— Instruction —
Repeat exactly the lines running from the first line of the data to the line containing "plt.rcParams['font.size'] = 15", both ends included, and nothing else; drop the pictures.

— Supplied material —
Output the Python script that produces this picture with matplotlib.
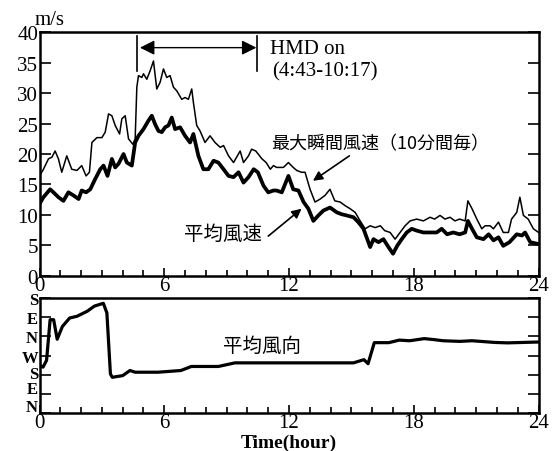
import numpy as np
import matplotlib.pyplot as plt
import matplotlib.transforms as mtransforms
from matplotlib.ticker import MultipleLocator

plt.rcParams['font.family'] = ['Liberation Serif', 'Noto Sans CJK JP']
plt.rcParams['font.size'] = 15

# ---- wind speed data ----
gust_t = [0, 0.19, 0.43, 0.6, 0.75, 0.91, 1.07, 1.31, 1.55, 1.8, 2.03, 2.24, 2.4, 2.52,
          2.76, 3.0, 3.16, 3.32, 3.48, 3.64, 3.85, 3.96, 4.12, 4.28, 4.49, 4.6, 4.68,
          4.76, 4.92, 5.0, 5.16, 5.32, 5.48, 5.64, 5.8, 5.96, 6.12, 6.28, 6.44, 6.6,
          6.84, 7.0, 7.16, 7.32, 7.4, 7.56, 7.72, 7.96, 8.2, 8.44, 8.69, 8.85, 9.09,
          9.33, 9.65, 9.81, 10.05, 10.2, 10.4, 10.7, 10.9, 11.1, 11.25, 11.4, 11.73,
          11.97, 12.2, 12.37, 12.6, 12.77, 13.01, 13.25, 13.5, 13.73, 13.97, 14.2,
          14.46, 14.7, 14.94, 15.18, 15.42, 15.66, 15.9, 16.14, 16.39, 16.6, 16.86,
          17.1, 17.34, 17.58, 17.82, 18.14, 18.46, 18.78, 19.0, 19.26, 19.5, 19.74,
          19.98, 20.2, 20.47, 20.6, 20.8, 21.03, 21.27, 21.43, 21.67, 21.83, 22.07,
          22.3, 22.55, 22.7, 22.95, 23.1, 23.27, 23.5, 23.75, 24.0]
gust_v = [16.4, 17.5, 19.2, 19.5, 20.5, 19.2, 17.0, 19.7, 17.5, 17.3, 18.1, 16.4, 17.0, 21.9,
          22.7, 22.7, 23.6, 26.6, 26.3, 24.7, 23.3, 25.8, 26.3, 22.5, 21.6, 22.5, 31.0,
          32.9, 32.6, 33.2, 32.3, 33.7, 35.3, 30.7, 31.8, 34.0, 32.6, 32.9, 31.0, 30.4,
          29.0, 29.3, 29.0, 30.7, 28.5, 24.7, 23.8, 21.9, 23.0, 21.9, 21.1, 21.4, 19.7,
          18.6, 20.5, 18.6, 19.7, 20.8, 20.5, 19.2, 18.6, 17.5, 18.1, 17.8, 17.8,
          18.6, 17.8, 17.3, 17.0, 17.0, 14.2, 12.1, 12.6, 13.2, 14.2, 12.3,
          12.1, 11.5, 11.0, 10.4, 9.0, 7.7, 8.2, 7.9, 8.2, 7.4, 7.1,
          6.0, 7.1, 8.2, 9.0, 9.3, 9.0, 9.6, 9.3, 9.9, 9.3, 9.6,
          9.0, 9.3, 9.0, 12.3, 11.0, 9.3, 7.7, 8.2, 8.2, 7.7, 8.8,
          7.1, 7.1, 9.3, 10.4, 12.9, 9.9, 9.3, 7.7, 7.1]

mean_t = [0, 0.19, 0.51, 0.67, 0.91, 1.15, 1.39, 1.63, 1.88, 2.03, 2.24, 2.44, 2.68, 2.92,
          3.08, 3.27, 3.48, 3.64, 3.8, 4.04, 4.2, 4.44, 4.6, 4.76, 5.0, 5.24, 5.4, 5.56,
          5.72, 5.88, 6.04, 6.2, 6.36, 6.52, 6.76, 7.0, 7.24, 7.4, 7.64, 7.88, 8.12,
          8.37, 8.6, 8.85, 9.09, 9.33, 9.57, 9.81, 10.05, 10.3, 10.5, 10.77, 11.0,
          11.25, 11.4, 11.65, 11.97, 12.2, 12.45, 12.7, 12.93, 13.17, 13.41, 13.65,
          13.97, 14.3, 14.53, 14.77, 15.1, 15.33, 15.58, 15.9, 16.06, 16.3, 16.54,
          16.78, 17.0, 17.2, 17.42, 17.66, 17.9, 18.14, 18.46, 18.78, 19.1, 19.34,
          19.6, 19.9, 20.2, 20.47, 20.6, 20.8, 21.03, 21.35, 21.6, 21.83, 22.07,
          22.3, 22.6, 22.95, 23.2, 23.35, 23.6, 24.0]
mean_v = [11.8, 12.9, 14.2, 13.7, 12.9, 12.3, 13.7, 13.2, 12.6, 14.0, 13.7, 14.2, 15.9, 17.5,
          18.1, 16.4, 19.2, 17.8, 18.4, 20.0, 18.6, 18.1, 21.9, 23.0, 24.1, 25.5, 26.3, 24.9,
          23.8, 23.6, 24.4, 24.7, 26.0, 24.1, 24.4, 23.0, 21.9, 23.3, 19.7, 17.5, 17.5,
          18.9, 18.6, 17.5, 16.4, 16.2, 17.0, 15.3, 16.2, 17.5, 17.0, 14.8, 13.7,
          14.0, 14.0, 13.7, 16.4, 14.2, 14.0, 12.1, 11.0, 9.0, 9.9, 10.7,
          11.2, 10.4, 10.1, 9.9, 9.6, 8.8, 7.7, 4.7, 6.0, 5.5, 6.0,
          4.7, 3.6, 4.9, 6.0, 7.1, 7.7, 7.4, 7.1, 7.1, 7.1, 7.7,
          6.8, 7.1, 6.8, 7.1, 9.0, 7.7, 6.3, 6.0, 6.8, 5.8, 6.3,
          4.9, 5.5, 6.8, 6.6, 7.1, 5.5, 5.2]

# ---- wind direction (deg, N=0 at bottom, cumulative up to S=540) ----
dir_t = [0, 0.17, 0.34, 0.51, 0.68, 0.85, 1.1, 1.45, 1.8, 2.3, 2.64, 3.07, 3.24, 3.41,
         3.5, 4.0, 4.35, 4.6, 5.7, 6.8, 7.3, 8.6, 9.4, 15.1, 15.6, 15.8, 16.1, 16.8,
         17.3, 17.8, 18.5, 19.0, 19.4, 20.2, 20.8, 21.9, 22.5, 24.0]
dir_v = [224, 216, 248, 439, 439, 347, 407, 447, 455, 479, 503, 516, 471, 184,
         168, 176, 200, 192, 192, 200, 219, 219, 236, 236, 251, 232, 331, 331,
         343, 340, 350, 345, 340, 337, 340, 332, 330, 334]
dir_ticks = [0, 90, 180, 270, 360, 450, 540]
dir_labels = ['N', 'E', 'S', 'W', 'N', 'E', 'S']

hmd_start, hmd_end = 4.68, 10.48

fig = plt.figure(figsize=(5.58, 4.52), dpi=100)
ax1 = fig.add_axes([0.0708, 0.388, 0.8944, 0.538])
ax2 = fig.add_axes([0.0708, 0.084, 0.8944, 0.254])

for ax in (ax1, ax2):
    for sp in ax.spines.values():
        sp.set_linewidth(1.8)
    ax.set_xlim(0, 24)
    ax.xaxis.set_major_locator(MultipleLocator(6))
    ax.xaxis.set_minor_locator(MultipleLocator(1))
    ax.tick_params(axis='x', which='major', direction='in', length=6, width=1.2, pad=0)
    ax.tick_params(axis='x', which='minor', direction='in', length=4, width=1.2)
    ax.tick_params(axis='y', which='major', direction='in', length=8, width=1.2,
                   right=True, pad=1)

# top panel: wind speed
ax1.plot(gust_t, gust_v, color='black', lw=1.1)
ax1.plot(mean_t, mean_v, color='black', lw=2.7)
ax1.set_ylim(0, 40)
ax1.yaxis.set_major_locator(MultipleLocator(5))
ax1.tick_params(labelsize=15)
ax1.text(-0.25, 40.6, 'm/s', fontsize=15, ha='left', va='bottom')

ax1.plot([hmd_start, hmd_start], [33.7, 39.4], color='black', lw=1.2)
ax1.plot([hmd_end, hmd_end], [33.7, 39.4], color='black', lw=1.2)
ax1.annotate('', xy=(hmd_start + 0.15, 37.5), xytext=(hmd_end - 0.05, 37.5),
             arrowprops=dict(arrowstyle='<|-|>', color='black', lw=1.0,
                             mutation_scale=22, shrinkA=0, shrinkB=0))
ax1.text(11.1, 37.4, 'HMD on', fontsize=15, ha='left', va='center')
ax1.text(11.2, 33.6, '(4:43-10:17)', fontsize=15, ha='left', va='center')

ax1.text(11.15, 21.7, '最大瞬間風速（10分間毎）', fontsize=13, ha='left', va='center',
         family=['Noto Sans CJK JP'])
ax1.annotate('', xy=(13.15, 15.6), xytext=(14.9, 19.7),
             arrowprops=dict(arrowstyle='-|>', color='black', lw=1.2,
                             mutation_scale=14, shrinkA=0, shrinkB=0))
ax1.text(6.95, 6.9, '平均風速', fontsize=14, ha='left', va='center',
         family=['Noto Sans CJK JP'])
ax1.annotate('', xy=(12.6, 11.0), xytext=(11.0, 6.5),
             arrowprops=dict(arrowstyle='-|>', color='black', lw=1.2,
                             mutation_scale=14, shrinkA=0, shrinkB=0))

# bottom panel: wind direction
ax2.plot(dir_t, dir_v, color='black', lw=2.3)
ax2.set_ylim(0, 540)
ax2.set_yticks(dir_ticks)
ax2.set_yticklabels(dir_labels, fontsize=12, fontweight='bold')
ax2.tick_params(axis='x', labelsize=15)
ax2.set_xlabel('Time(hour)', fontsize=14, fontweight='bold', labelpad=1)
ax2.text(10.7, 320, '平均風向', fontsize=14, ha='center', va='center',
         family=['Noto Sans CJK JP'])

# labels in the original are squeezed upward near the bottom corner
fig.canvas.draw()
lab_shift = [6, 5, 2, 0, 0, 0, 0]
for lab, dy in zip(ax2.get_yticklabels(), lab_shift):
    lab.set_transform(lab.get_transform() +
                      mtransforms.ScaledTranslation(0, dy / 72, fig.dpi_scale_trans))
zero_lab = ax1.get_yticklabels()[0]
zero_lab.set_transform(zero_lab.get_transform() +
                       mtransforms.ScaledTranslation(-1 / 72, 4 / 72, fig.dpi_scale_trans))
zero_x = ax1.get_xticklabels()[0]
zero_x.set_transform(zero_x.get_transform() +
                     mtransforms.ScaledTranslation(3 / 72, 0, fig.dpi_scale_trans))

fig.savefig('out.png', dpi=100)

— Expected output —
Output the Python script that produces this picture with matplotlib.
import numpy as np
import matplotlib.pyplot as plt
import matplotlib.transforms as mtransforms
from matplotlib.ticker import MultipleLocator

plt.rcParams['font.family'] = ['Liberation Serif', 'Noto Sans CJK JP']
plt.rcParams['font.size'] = 15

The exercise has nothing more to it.